SCOTLAND: Minister announces limits on landfill and permit trading

Scotland's Transport & Environment Minister Sarah Boyack has confirmed that local authorities, and not waste companies, will be issued with permits allowing them to landfill biodegradable waste under Scotland's new waste system.


Once allocated, the permits will be tradable and Boyack hopes the system will encourage compliance with the EU Landfill Directive. With only 3.8% of Scotland’s total domestic waste currently recycled (see related story), the country faces a challenge to meet biodegradable waste targets.

Biodegradable waste going to landfill has to be reduced to 75% on 1995 levels by 2006, 50% by 2009 and 35% by 2016, under the rules of the Landfill Directive.

“We no longer have an option about this. We need a real change of direction,” Boyack told a meeting of Scottish local governments. “We need to produce less waste, recycle and compost more – we have a long way to go before we can catch up with our counterparts in Europe.”

Local authorities and environmental organisations such as Friends of the Earth (FoE) Scotland are largely happy with the Scottish Executive’s announcement. “I think waste management is beginning to come up the agenda. The Minister is doing her best,” Dr Richard Dixon, FoE Scotland’s head of research told edie.

A Scottish Executive spokesperson confirmed with edie that further consultation will take place with local councils, beginning late summer. “We have to decide on a workable system for permits and trading,” says the spokesperson. “In theory, a council could buy up permits for landfill [and not divert any of its biodegradable waste] but that’s a purely theoretical position because we’re not there yet.”
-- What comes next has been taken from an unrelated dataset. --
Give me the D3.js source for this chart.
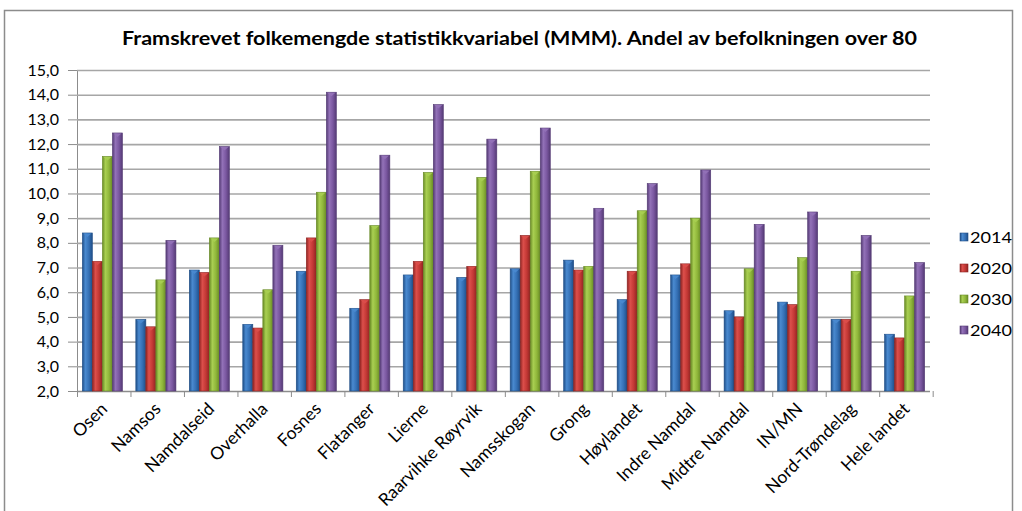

Deciding how to distribute the permits is a pressing question. The Scottish Executive’s consultation document mentioned three options, without expressing a preference:

  • auctioning permits off to the local authorities willing to pay the highest price
  • giving out permits based on current quantities landfilled, or a base year’s quantities
  • distribution based on how difficult it would be for each authority to divert biodegradable waste from landfill

Dixon believes that auctioning permits would not be wise at the outset. “My fear is that local authorities would not realise the priority of buying the permits,” he says. “Auctioning might work in the future, as a second round of distribution.”

Another outstanding question involves the gradual tightening of targets for biodegradable waste and how the number or value of permits for biodegradable waste will be reduced.

With the Scottish Executive doing its bit – although Dixon does wonder whether it will come up with sufficient funding to kickstart local authorities’ efforts – and the issue of waste management cropping up more and more often in the press, will there eventually be a backlash to the tough EU targets? “There could be a backlash from the local authorities,” speculates Dixon. “We could hear things like ‘We have to spend £5 million on waste permits and this could have been spent on schools.”